Shared heritage in Mumbai | Lifestyle.INQ

OCTOBER 27, 2022

AN IMPERIAL ensemble of Victorian Gothic buildings line one side of Mumbai’s Oval Maidan.
AN IMPERIAL ensemble of Victorian Gothic buildings line one side of Mumbai’s Oval Maidan.
ARCADED sidewalks provide shade from the heat of Mumbai sun.

Mumbai is a city layered with diverse urban textures, each one more extreme than the last. It is a complex environment of opposites.


Hostile but friendly, Mumbai is a place that bullies its residents while embracing humankind at the same time; a city of surprises where visitors never quite know what to expect.


Unexpected is the discovery of the Oval Maidan, the largest open space in the city used as parade grounds, cricket field, and recreational grounds, a vast green space dating to the mid-19th century that provides much-needed breathing space to the crowded center of old Mumbai.


On one side of the Oval Maidan stands an outstanding row of Victorian Gothic structures reminiscent of Bombay’s (as Mumbai was known then) position as the preeminent city of the British Empire next to London.

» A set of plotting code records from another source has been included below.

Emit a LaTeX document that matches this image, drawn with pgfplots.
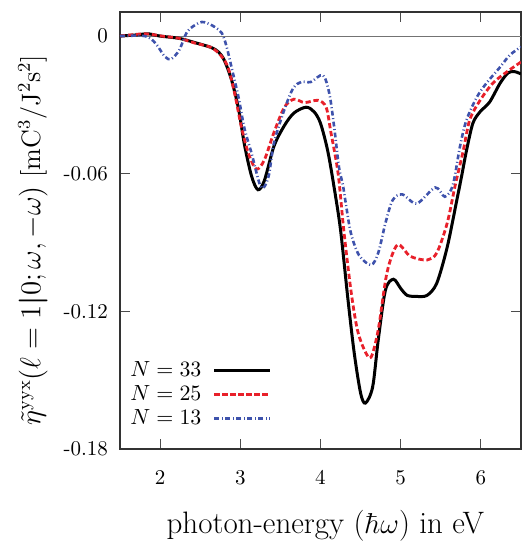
\documentclass[border=0pt]{standalone}
\usepackage{amsmath}
\usepackage{pgfplots}
\pgfplotsset{compat=1.18}

\definecolor{curvered}{RGB}{232,32,42}
\definecolor{curveblue}{RGB}{62,82,172}

\begin{document}
\begin{tikzpicture}
\path[use as bounding box] (-60pt,-48.5pt) rectangle (202.5pt,224.5pt);
\begin{axis}[
  scale only axis,
  width=200.5pt, height=218.5pt,
  xmin=1.5, xmax=6.5,
  ymin=-0.18, ymax=0.0105,
  xtick={2,3,4,5,6},
  xticklabels={2,3,4,5,6},
  ytick={-0.18,-0.12,-0.06,0},
  yticklabels={-0.18,-0.12,-0.06,0},
  tick align=inside,
  major tick length=5pt,
  minor tick num=0,
  axis line style={black!80, line width=0.6pt},
  every tick/.style={black!70, line width=0.5pt},
  tick label style={font=\fontsize{10.5}{12}\selectfont},
  xticklabel style={yshift=-7pt},
  yticklabel style={xshift=-2.5pt},
  xlabel={photon-energy ($\hbar\omega$) in eV},
  xlabel style={at={(axis description cs:0.512,-0.176)}, anchor=center,
    font=\fontsize{15.5}{18}\selectfont},
  ylabel={$\tilde{\eta}^{\mathrm{yyx}}(\ell=1\boldsymbol{|}0;\omega,-\omega)$ [mC$^3$/J$^2$s$^2$]},
  ylabel style={at={(axis description cs:-0.217,0.478)}, anchor=center,
    font=\fontsize{13.3}{15}\selectfont},
  legend plot pos=right,
  legend cell align=left,
  legend style={draw=none, fill=none, at={(axis description cs:0.0,0.03)},
    anchor=south west, font=\fontsize{10.8}{13}\selectfont, row sep=-1pt,
    /tikz/every even column/.append style={column sep=7pt}},
  legend image code/.code={\path (0cm,0cm); \draw[#1] (0.13cm,0cm) -- (1.1cm,0cm);},
]
% reference line at zero
\addplot[black!55, line width=0.5pt, forget plot] coordinates {(1.5,0) (6.5,0)};

% N = 33
\addplot[black, line width=1.5pt, smooth] coordinates {
 (1.5,0) (1.7,0.0005) (1.85,0.001) (2.0,0.0) (2.24,-0.001) (2.45,-0.003)
 (2.64,-0.005) (2.73,-0.007) (2.80,-0.0105) (2.89,-0.019) (2.98,-0.032)
 (3.05,-0.047) (3.14,-0.061) (3.22,-0.067) (3.30,-0.063) (3.42,-0.048)
 (3.55,-0.039) (3.67,-0.0335) (3.82,-0.031) (3.92,-0.033) (4.0,-0.038)
 (4.09,-0.050) (4.17,-0.066) (4.25,-0.0845) (4.34,-0.114) (4.42,-0.138)
 (4.50,-0.1556) (4.56,-0.160) (4.65,-0.153) (4.72,-0.1325) (4.81,-0.1107)
 (4.91,-0.106) (5.00,-0.110) (5.08,-0.113) (5.20,-0.1135) (5.33,-0.113)
 (5.45,-0.1077) (5.58,-0.092) (5.70,-0.0715) (5.76,-0.061) (5.82,-0.050)
 (5.90,-0.038) (5.99,-0.033) (6.11,-0.0287) (6.24,-0.0205) (6.34,-0.016)
 (6.42,-0.0155) (6.5,-0.0165)
};
\addlegendentry{$N=33$}

% N = 25
\addplot[curvered, line width=1.4pt, smooth, dash pattern=on 2.6pt off 1.4pt] coordinates {
 (1.5,0) (1.81,0.001) (2.02,0.0) (2.24,-0.001) (2.43,-0.003) (2.64,-0.005)
 (2.77,-0.009) (2.85,-0.014) (2.93,-0.025) (3.01,-0.039) (3.10,-0.051)
 (3.20,-0.058) (3.30,-0.054) (3.42,-0.042) (3.55,-0.031) (3.67,-0.0275)
 (3.80,-0.029) (3.97,-0.028) (4.07,-0.031) (4.13,-0.042) (4.22,-0.060)
 (4.29,-0.0845) (4.38,-0.111) (4.46,-0.128) (4.55,-0.137) (4.63,-0.140)
 (4.72,-0.128) (4.83,-0.103) (4.96,-0.091) (5.12,-0.096) (5.33,-0.0976)
 (5.45,-0.0945) (5.58,-0.0815) (5.68,-0.065) (5.78,-0.050) (5.86,-0.0366)
 (5.99,-0.028) (6.15,-0.0205) (6.32,-0.0157) (6.5,-0.0113)
};
\addlegendentry{$N=25$}

% N = 13
\addplot[curveblue, line width=1.3pt, smooth,
  dash pattern=on 2.4pt off 1.3pt on 0.5pt off 1.3pt] coordinates {
 (1.5,0) (1.81,0) (1.94,-0.003) (2.06,-0.009) (2.14,-0.010) (2.24,-0.006)
 (2.34,0.002) (2.48,0.0057) (2.56,0.006) (2.68,0.004) (2.77,0.0013)
 (2.83,-0.0047) (2.89,-0.0135) (2.98,-0.027) (3.05,-0.040) (3.14,-0.051)
 (3.26,-0.066) (3.35,-0.0615) (3.42,-0.0466) (3.55,-0.032) (3.66,-0.0227)
 (3.76,-0.020) (3.88,-0.020) (4.03,-0.017) (4.11,-0.025) (4.17,-0.0395)
 (4.23,-0.057) (4.28,-0.065) (4.32,-0.074) (4.38,-0.086) (4.48,-0.0955)
 (4.63,-0.0998) (4.72,-0.0945) (4.81,-0.0815) (4.90,-0.0715) (5.02,-0.069)
 (5.20,-0.073) (5.43,-0.066) (5.55,-0.070) (5.65,-0.065) (5.74,-0.048)
 (5.82,-0.0366) (5.95,-0.0266) (6.07,-0.0205) (6.24,-0.0135) (6.36,-0.0083)
 (6.5,-0.0047)
};
\addlegendentry{$N=13$}
\end{axis}
\end{tikzpicture}
\end{document}
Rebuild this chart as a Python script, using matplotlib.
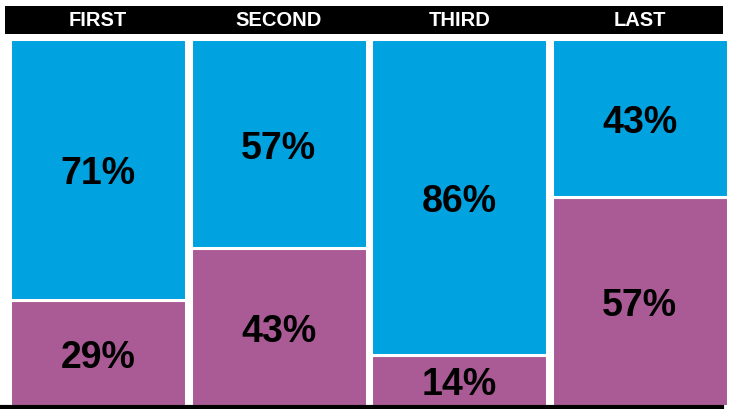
import matplotlib.pyplot as plt
from matplotlib.patches import Rectangle
from matplotlib.lines import Line2D

plt.rcParams['font.family'] = ['Liberation Sans', 'DejaVu Sans']

categories = ['FIRST', 'SECOND', 'THIRD', 'LAST']
top_share = [71, 57, 86, 43]
bottom_share = [29, 43, 14, 57]

blue = '#00A2E0'
purple = '#AA5B95'

W, H = 730, 410
fig = plt.figure(figsize=(W / 100, H / 100), dpi=100)
ax = fig.add_axes([8 / W, 3 / H, 722 / W, 367 / H])

x = range(len(categories))
width = 0.975
ax.bar(x, bottom_share, width=width, color=purple, edgecolor='white', linewidth=2.2)
ax.bar(x, top_share, width=width, bottom=bottom_share, color=blue, edgecolor='white', linewidth=2.2)

for i in x:
    ax.text(i, bottom_share[i] / 2, f'{bottom_share[i]}%', ha='center', va='center_baseline',
            fontsize=27, fontweight='bold', color='black')
    ax.text(i, bottom_share[i] + top_share[i] / 2, f'{top_share[i]}%', ha='center',
            va='center_baseline', fontsize=27, fontweight='bold', color='black')

ax.set_xlim(-0.5, 3.5)
ax.set_ylim(0, 100)
ax.axis('off')

# header band with category names
fig.add_artist(Rectangle((5 / W, 375 / H), 718 / W, 28 / H, transform=fig.transFigure,
                         facecolor='black', edgecolor='none'))
for i, name in enumerate(categories):
    xc = (8 + 722 * (i + 0.5) / 4) / W
    fig.text(xc, 389 / H, name, ha='center', va='center', color='white',
             fontsize=14.5, fontweight='bold')

# baseline
fig.add_artist(Line2D([0, 722 / W], [2.5 / H, 2.5 / H], transform=fig.transFigure,
                      color='black', linewidth=3))

fig.savefig('out.png', dpi=100)
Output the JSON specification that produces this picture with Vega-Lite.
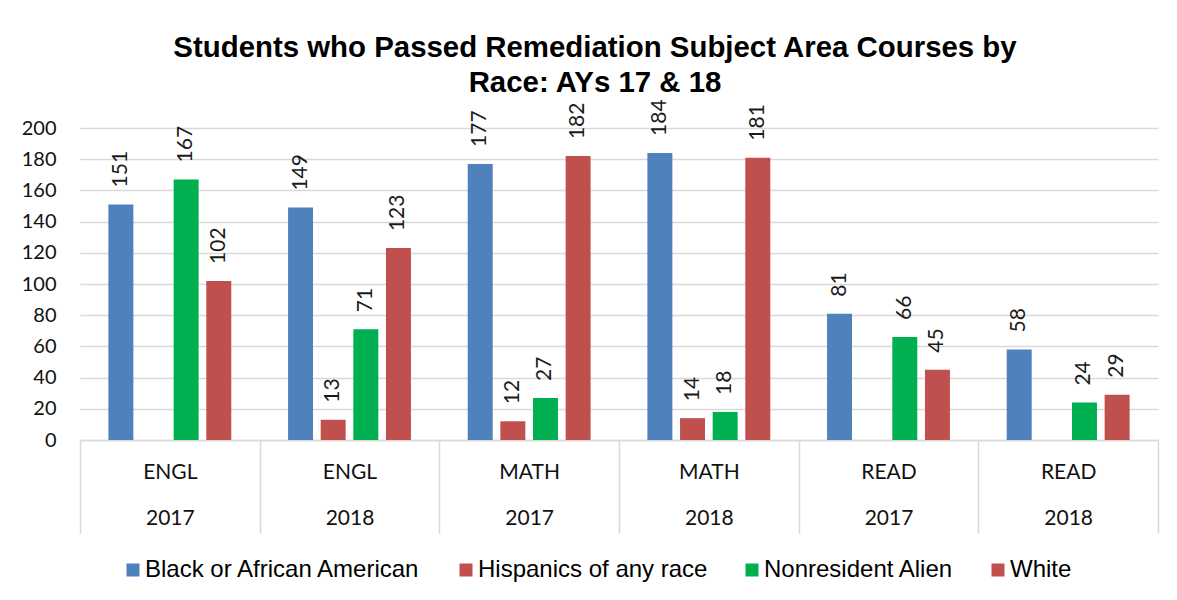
{
  "$schema": "https://vega.github.io/schema/vega-lite/v6.json",
  "width": 1078,
  "height": 312,
  "autosize": {"type": "none"},
  "padding": {"left": 80, "top": 128, "right": 19, "bottom": 160},
  "background": "white",
  "title": {
    "text": ["Students who Passed Remediation Subject Area Courses by", "Race: AYs 17 & 18"],
    "font": "Liberation Sans",
    "fontSize": 29.4,
    "fontWeight": "bold",
    "color": "#000000",
    "anchor": "middle",
    "frame": "group",
    "baseline": "alphabetic",
    "lineHeight": 35,
    "offset": -22,
    "dx": -24
  },
  "data": {
    "values": [
      {"group": "ENGL|2017", "race": "Black or African American", "value": 151},
      {"group": "ENGL|2017", "race": "Nonresident Alien", "value": 167},
      {"group": "ENGL|2017", "race": "White", "value": 102},
      {"group": "ENGL|2018", "race": "Black or African American", "value": 149},
      {"group": "ENGL|2018", "race": "Hispanics of any race", "value": 13},
      {"group": "ENGL|2018", "race": "Nonresident Alien", "value": 71},
      {"group": "ENGL|2018", "race": "White", "value": 123},
      {"group": "MATH|2017", "race": "Black or African American", "value": 177},
      {"group": "MATH|2017", "race": "Hispanics of any race", "value": 12},
      {"group": "MATH|2017", "race": "Nonresident Alien", "value": 27},
      {"group": "MATH|2017", "race": "White", "value": 182},
      {"group": "MATH|2018", "race": "Black or African American", "value": 184},
      {"group": "MATH|2018", "race": "Hispanics of any race", "value": 14},
      {"group": "MATH|2018", "race": "Nonresident Alien", "value": 18},
      {"group": "MATH|2018", "race": "White", "value": 181},
      {"group": "READ|2017", "race": "Black or African American", "value": 81},
      {"group": "READ|2017", "race": "Nonresident Alien", "value": 66},
      {"group": "READ|2017", "race": "White", "value": 45},
      {"group": "READ|2018", "race": "Black or African American", "value": 58},
      {"group": "READ|2018", "race": "Nonresident Alien", "value": 24},
      {"group": "READ|2018", "race": "White", "value": 29}
    ]
  },
  "encoding": {
    "x": {
      "field": "group",
      "type": "nominal",
      "sort": ["ENGL|2017", "ENGL|2018", "MATH|2017", "MATH|2018", "READ|2017", "READ|2018"],
      "scale": {"paddingInner": 0, "paddingOuter": 0},
      "axis": {
        "title": null,
        "labelAngle": 0,
        "labelExpr": "indexof(datum.label + '', '|') >= 0 ? split(datum.label + '', '|') : ''",
        "labelFont": "Lato",
        "labelFontSize": 21,
        "labelColor": "#111111",
        "labelLineHeight": 46,
        "labelBaseline": "middle",
        "labelPadding": -61,
        "tickBand": "extent",
        "tickSize": 93,
        "tickColor": "#d9d9d9",
        "tickWidth": 1.5,
        "domainColor": "#d9d9d9",
        "domainWidth": 1.5,
        "grid": false
      }
    },
    "xOffset": {
      "field": "race",
      "type": "nominal",
      "scale": {
        "domain": ["Black or African American", "Hispanics of any race", "Nonresident Alien", "White"],
        "paddingInner": 0.235,
        "paddingOuter": 0.87
      }
    },
    "y": {
      "field": "value",
      "type": "quantitative",
      "scale": {"domain": [0, 200], "nice": false},
      "axis": {
        "title": null,
        "values": [0, 20, 40, 60, 80, 100, 120, 140, 160, 180, 200],
        "labelFont": "Lato",
        "labelFontSize": 20,
        "labelColor": "#111111",
        "labelPadding": 24,
        "ticks": false,
        "domain": false,
        "gridColor": "#d9d9d9",
        "gridWidth": 1.5
      }
    }
  },
  "layer": [
    {
      "mark": {"type": "bar"},
      "encoding": {
        "color": {
          "field": "race",
          "type": "nominal",
          "scale": {
            "domain": ["Black or African American", "Hispanics of any race", "Nonresident Alien", "White"],
            "range": ["#4F81BD", "#C0504D", "#00B050", "#C0504D"]
          },
          "legend": {
            "title": null,
            "orient": "none",
            "legendX": 41,
            "legendY": 430,
            "direction": "horizontal",
            "symbolType": "square",
            "symbolSize": 169,
            "symbolStrokeWidth": 0,
            "labelFont": "Liberation Sans",
            "labelFontSize": 24,
            "labelColor": "#000000",
            "labelOffset": 0,
            "labelLimit": 0,
            "columnPadding": 32
          }
        }
      }
    },
    {
      "mark": {
        "type": "text",
        "angle": 270,
        "align": "left",
        "baseline": "middle",
        "dx": 17,
        "font": "Lato",
        "fontSize": 21,
        "color": "#1a1a1a"
      },
      "encoding": {
        "text": {"field": "value", "type": "quantitative"}
      }
    }
  ],
  "config": {
    "view": {"stroke": null}
  }
}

Directly across the green, opposite the row of Victorian Gothic structures, stands an equally outstanding row of Art Deco structures built a generation later.


Mumbai is probably the only city where large groups of buildings in diverging architectural styles clash within a relatively small area. But instead of being a jarring experience, the divergent styles create a unique urban dialogue that speaks of urban development happening within two distinct eras of present Mumbai’s history, an architectural dialogue unique to Mumbai not seen in other cities in the world.


Point of confluence


REGAL Theatre, (1933) an early example of Bombay Deco by architect Charles Stevens.

Since pre-British days, Mumbai has always been a bustling port city of trade and commerce, the historic exchange point for goods and ideas from Europe to India.


Having been the subcontinent’s business and financial capital since colonial days, Mumbai developed into a cosmopolitan and global city where the latest influences from the West funneled into the rest of India.


In keeping with Mumbai as the Indian point of confluence for East-West exchange, all structures built during the colonial era were designed in Victorian Gothic, the signature style of progressive 19th-century England. Therefore, the entire row of buildings flanking the eastern side of the Oval Maidan were constructed in the Victorian Gothic style of the moment.


The buildings reflected the highest architectural and technological advancements of the mid-19th century, constructed using the revolutionary cast-iron technology developed by Victorian engineers. So advanced was the technology that some building components still unavailable in India were cast in England and shipped to Bombay.


Cast-iron structural components from England were incorporated into buildings constructed by Indian hands with Indian ingenuity. What appeared to be Victorian architecture was actually built by masons of local stone whose textures and colors are found only in India.

AN IMPOSING line of Art Deco buildings face the Victorian Gothic structures across the Oval Maidan.

Decorative sculpture incorporated traditional Indian forms. Because the buildings were in the tropics, verandahs were added and windows enlarged to allow for cross-ventilation.


Fusion of two cultures


The result was a group of buildings that fused two cultures, architecture that evoked the imperial Victorian Gothic style whose soul was totally Indian.


Almost a century later, the sea at the opposite edge of the Oval Maidan was reclaimed, and on the former western shoreline rose another impressive row of buildings.


TRADITIONAL Indian motifs rendered in the Art Deco style

Like the Victorian Gothic buildings on the eastern edge of the Oval Maidan designed in the latest style and revolutionary technology of their era, all of the new buildings across the Maidan were designed in the Art Deco style sweeping Europe in the 1920s.


Introduced to India at the same time as Art Deco, reinforced concrete was the technological innovation of the day, which allowed simpler and faster construction methods, the use of standardized building components, and the technology allowed for construction of taller buildings.


VICTORIAN architecture from the colonial period

Concrete, a plastic building material, easily lent itself to the laying out of taut, streamlined curved surfaces that characterize the global Art Deco style whether in Europe or Bombay.


The next generation of Indian sculptors produced stunning sculptures, reliefs and friezes, and decorative elements that were incorporated into the architecture, once again mining Indian tradition for motifs that were carried out in the Art Deco sensibility. Appearing Art Deco in style, the architecture is truly Indian in spirit.


The architecture at the Oval Maidan, whether Victorian Gothic or Art Deco, is a visual record of how Mumbai, as the East-West confluence point for India, adapted Western influences into Indian culture and reality.


Although constructed a century apart, both groups of structures began with a Western design premise and proceeded to adapt it to suit Indian materials, environment, and culture, ultimately producing a distinctive variant of the Victorian Gothic and Art Deco that is unique to India, an example of shared heritage at its best.